[What is needed]: Please print exactly the lines below, from the start of the material up to and including the line with "59.3, 48, 43.2, 28.1, 54.5, 70.8, 70.8]", but none of the pictures.

[Given material]:
:::::

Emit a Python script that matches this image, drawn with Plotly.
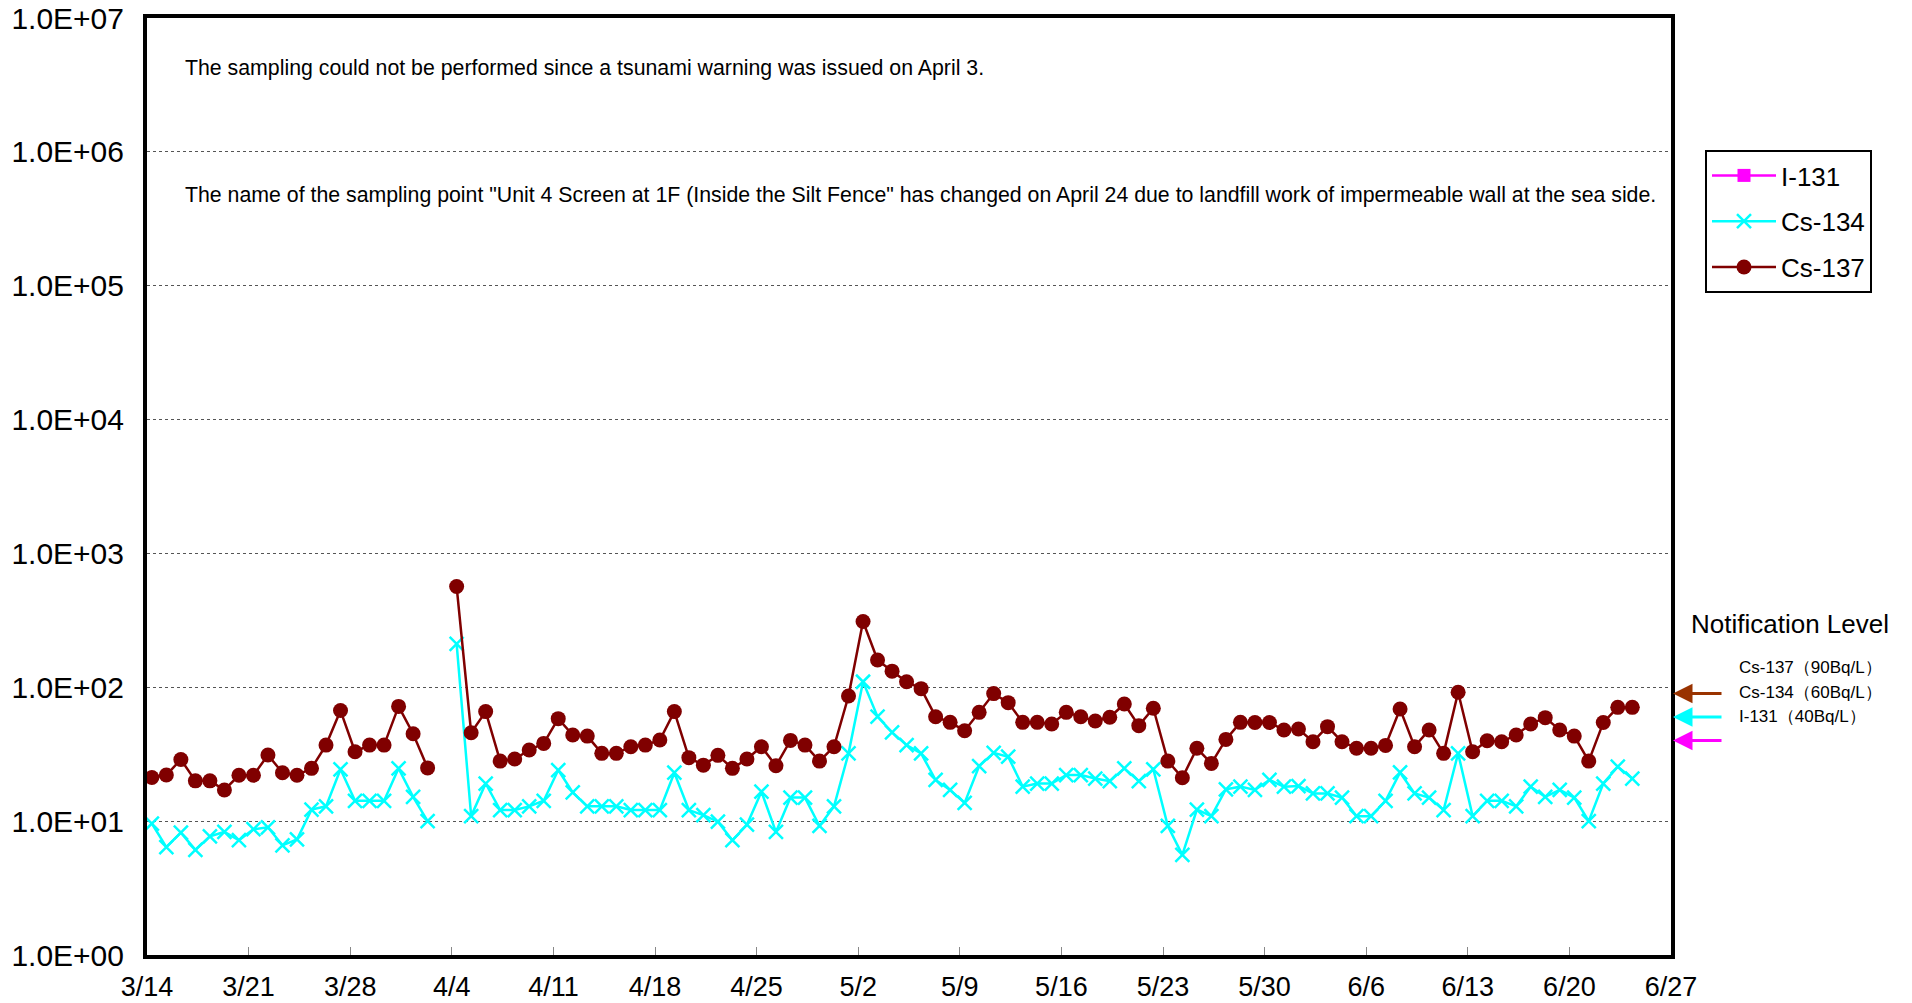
import math
import pandas as pd
import plotly.graph_objects as go

# ---------------- data ----------------
dates = pd.date_range("2011-03-14", "2011-06-24", freq="D")
sample_hour = 8  # samples taken in the morning

cs137 = [21.2, 22.1, 28.9, 20.0, 20.0, 17.1, 22, 22, 31.2, 23, 22, 24.8, 37, 67, 33, 37, 37, 72,
         45, 25, None, 566, 45.8, 65.8, 28.1, 29.1, 34, 38.1, 58.3, 44, 43.2, 32.1, 32.1, 36, 37, 40.4,
         65.8, 29.8, 26.2, 31, 24.8, 29.1, 36, 25.9, 40.1, 37, 28.1, 36,
         86, 310, 160, 132, 110, 97.7, 60.3, 54.7, 47.4, 65, 89.7, 76.8, 54.7, 54.7, 53.2, 65, 60.3,
         56, 59.7, 75, 51.7, 69.7, 28.1, 21.1, 35, 27, 40.8, 54.7, 54.5, 54.5, 48,
         48.8, 39.2, 50.8, 39.2, 35, 35, 36.8, 68.9, 36, 48, 32.1, 91.8, 33, 39.9, 39.2, 44, 53.2,
         59.3, 48, 43.2, 28.1, 54.5, 70.8, 70.8]

cs134 = [9.6, 6.4, 8.2, 6.1, 7.7, 8.3, 7.2, 8.7, 9.0, 6.6, 7.3, 12.2, 12.9, 24.4, 14.2, 14.2, 14.2, 24.8,
         15.2, 10.0, None, 211, 10.9, 19.1, 12.1, 12.1, 12.9, 14.2, 24.1, 16.4, 12.9, 12.9, 12.9, 12.1,
         12.1, 12.1, 23, 12.1, 11.1, 9.9, 7.2, 9.4, 16.6, 8.3, 15.0, 15.0, 9.2, 12.9,
         32.1, 110, 60.3, 46, 37, 32.1, 20.3, 17.1, 13.7, 25.8, 32.4, 30.3, 18.1, 19.1, 19.1, 22.1,
         22.1, 20.8, 19.9, 24.8, 19.9, 24.4, 9.2, 5.6, 12.2, 10.9, 17.3, 18.1, 17.1, 20.3, 18.1,
         18.3, 16.1, 16.1, 15, 10.9, 10.9, 14.2, 23.1, 16.1, 15, 12.1, 32.1, 10.9, 14.2, 14.2, 12.9,
         18.1, 15.2, 17.1, 15, 10.0, 19.1, 25.5, 20.8]

i131 = [None] * len(dates)  # not detected

x_tick_dates = ["2011-03-14", "2011-03-21", "2011-03-28", "2011-04-04", "2011-04-11", "2011-04-18",
                "2011-04-25", "2011-05-02", "2011-05-09", "2011-05-16", "2011-05-23", "2011-05-30",
                "2011-06-06", "2011-06-13", "2011-06-20", "2011-06-27"]
x_tick_labels = ["3/14", "3/21", "3/28", "4/4", "4/11", "4/18", "4/25", "5/2", "5/9", "5/16",
                 "5/23", "5/30", "6/6", "6/13", "6/20", "6/27"]
y_tick_vals = [1, 10, 100, 1000, 10000, 100000, 1000000, 10000000]
y_tick_labels = ["1.0E+00", "1.0E+01", "1.0E+02", "1.0E+03", "1.0E+04", "1.0E+05", "1.0E+06", "1.0E+07"]

notif_names = ["Cs-137（90Bq/L）", "Cs-134（60Bq/L）", "I-131（40Bq/L）"]
notif_levels = [90, 60, 40]
notif_colors = ["#993300", "#00FFFF", "#FF00FF"]

# ---------------- layout geometry ----------------
W, H = 1912, 1003
L, R, T, B = 147, 1671, 18, 955
FONT = "Liberation Sans, Arial, sans-serif"


def px(xp, yp):
    return (xp - L) / (R - L), (B - yp) / (B - T)


xs = [d + pd.Timedelta(hours=sample_hour) for d in dates]

fig = go.Figure()
fig.add_trace(go.Scatter(x=xs, y=i131, name="I-131", mode="lines+markers", legendgroup="a",
                         line=dict(color="#FF00FF", width=2.5),
                         marker=dict(symbol="square", size=13, color="#FF00FF")))
fig.add_trace(go.Scatter(x=xs, y=cs134, name="Cs-134", mode="lines+markers", connectgaps=False,
                         legendgroup="b",
                         line=dict(color="#00FFFF", width=2.5),
                         marker=dict(symbol="x-thin-open", size=14,
                                     line=dict(color="#00FFFF", width=2.5), color="#00FFFF")))
fig.add_trace(go.Scatter(x=xs, y=cs137, name="Cs-137", mode="lines+markers", connectgaps=False,
                         legendgroup="c",
                         line=dict(color="#800000", width=2.5),
                         marker=dict(symbol="circle", size=15, color="#800000")))

annotations = []
tx, ty = px(183, 68)
annotations.append(dict(xref="paper", yref="paper", x=tx, y=ty, xanchor="left", yanchor="middle",
                        showarrow=False, font=dict(size=21.3, color="black", family=FONT),
                        text="The sampling could not be performed since a tsunami warning was issued on April 3."))
tx, ty = px(183, 195)
annotations.append(dict(xref="paper", yref="paper", x=tx, y=ty, xanchor="left", yanchor="middle",
                        showarrow=False, font=dict(size=21.3, color="black", family=FONT),
                        text="The name of the sampling point \"Unit 4 Screen at 1F (Inside the Silt Fence\" "
                             "has changed on April 24 due to landfill work of impermeable wall at the sea side."))
tx, ty = px(1790, 624)
annotations.append(dict(xref="paper", yref="paper", x=tx, y=ty, xanchor="center", yanchor="middle",
                        showarrow=False, font=dict(size=26, color="black", family=FONT),
                        text="Notification Level"))
label_y = [667, 692, 716]
for name, lvl, col, ly in zip(notif_names, notif_levels, notif_colors, label_y):
    tx, ty = px(1737, ly)
    annotations.append(dict(xref="paper", yref="paper", x=tx, y=ty, xanchor="left", yanchor="middle",
                            showarrow=False, font=dict(size=17, color="black", family=FONT),
                            text=name))
    annotations.append(dict(xref="paper", yref="y", x=1.0, y=math.log10(lvl), text="",
                            showarrow=True, ax=52, ay=0, axref="pixel", ayref="pixel",
                            arrowhead=2, arrowsize=1.3, arrowwidth=3, arrowcolor=col,
                            standoff=2))

lx, ly = px(1705, 150)
fig.update_layout(
    width=W, height=H,
    margin=dict(l=L, r=W - R, t=T, b=H - B, pad=0, autoexpand=False),
    paper_bgcolor="white", plot_bgcolor="white",
    font=dict(family=FONT, color="black"),
    showlegend=True,
    legend=dict(x=lx, y=ly, xanchor="left", yanchor="top",
                bordercolor="black", borderwidth=2, bgcolor="white",
                font=dict(size=26, family=FONT), itemwidth=64, tracegroupgap=9,
                entrywidth=165, entrywidthmode="pixels",
                traceorder="grouped"),
    annotations=annotations,
)
fig.update_xaxes(type="date", range=["2011-03-14", "2011-06-27"], automargin=False,
                 tickvals=x_tick_dates, ticktext=x_tick_labels,
                 ticks="inside", ticklen=8, tickcolor="#888888", tickwidth=1,
                 showgrid=False, zeroline=False,
                 showline=True, linecolor="black", linewidth=4, mirror=True,
                 tickfont=dict(size=27, family=FONT), ticklabelstandoff=5)
fig.update_yaxes(type="log", range=[0, 7], automargin=False,
                 tickvals=y_tick_vals, ticktext=y_tick_labels, ticks="",
                 showgrid=True, gridcolor="#555555", gridwidth=1, griddash="dot",
                 zeroline=False,
                 showline=True, linecolor="black", linewidth=4, mirror=True,
                 tickfont=dict(size=30, family=FONT), ticklabelstandoff=13)

fig.write_html("out.html", config={"displayModeBar": False},
               post_script="document.body.style.margin='0';document.body.style.padding='0';"
                           "document.body.style.overflow='hidden';")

:::::

[Correct response]:
Emit a Python script that matches this image, drawn with Plotly.
import math
import pandas as pd
import plotly.graph_objects as go

# ---------------- data ----------------
dates = pd.date_range("2011-03-14", "2011-06-24", freq="D")
sample_hour = 8  # samples taken in the morning

cs137 = [21.2, 22.1, 28.9, 20.0, 20.0, 17.1, 22, 22, 31.2, 23, 22, 24.8, 37, 67, 33, 37, 37, 72,
         45, 25, None, 566, 45.8, 65.8, 28.1, 29.1, 34, 38.1, 58.3, 44, 43.2, 32.1, 32.1, 36, 37, 40.4,
         65.8, 29.8, 26.2, 31, 24.8, 29.1, 36, 25.9, 40.1, 37, 28.1, 36,
         86, 310, 160, 132, 110, 97.7, 60.3, 54.7, 47.4, 65, 89.7, 76.8, 54.7, 54.7, 53.2, 65, 60.3,
         56, 59.7, 75, 51.7, 69.7, 28.1, 21.1, 35, 27, 40.8, 54.7, 54.5, 54.5, 48,
         48.8, 39.2, 50.8, 39.2, 35, 35, 36.8, 68.9, 36, 48, 32.1, 91.8, 33, 39.9, 39.2, 44, 53.2,
         59.3, 48, 43.2, 28.1, 54.5, 70.8, 70.8]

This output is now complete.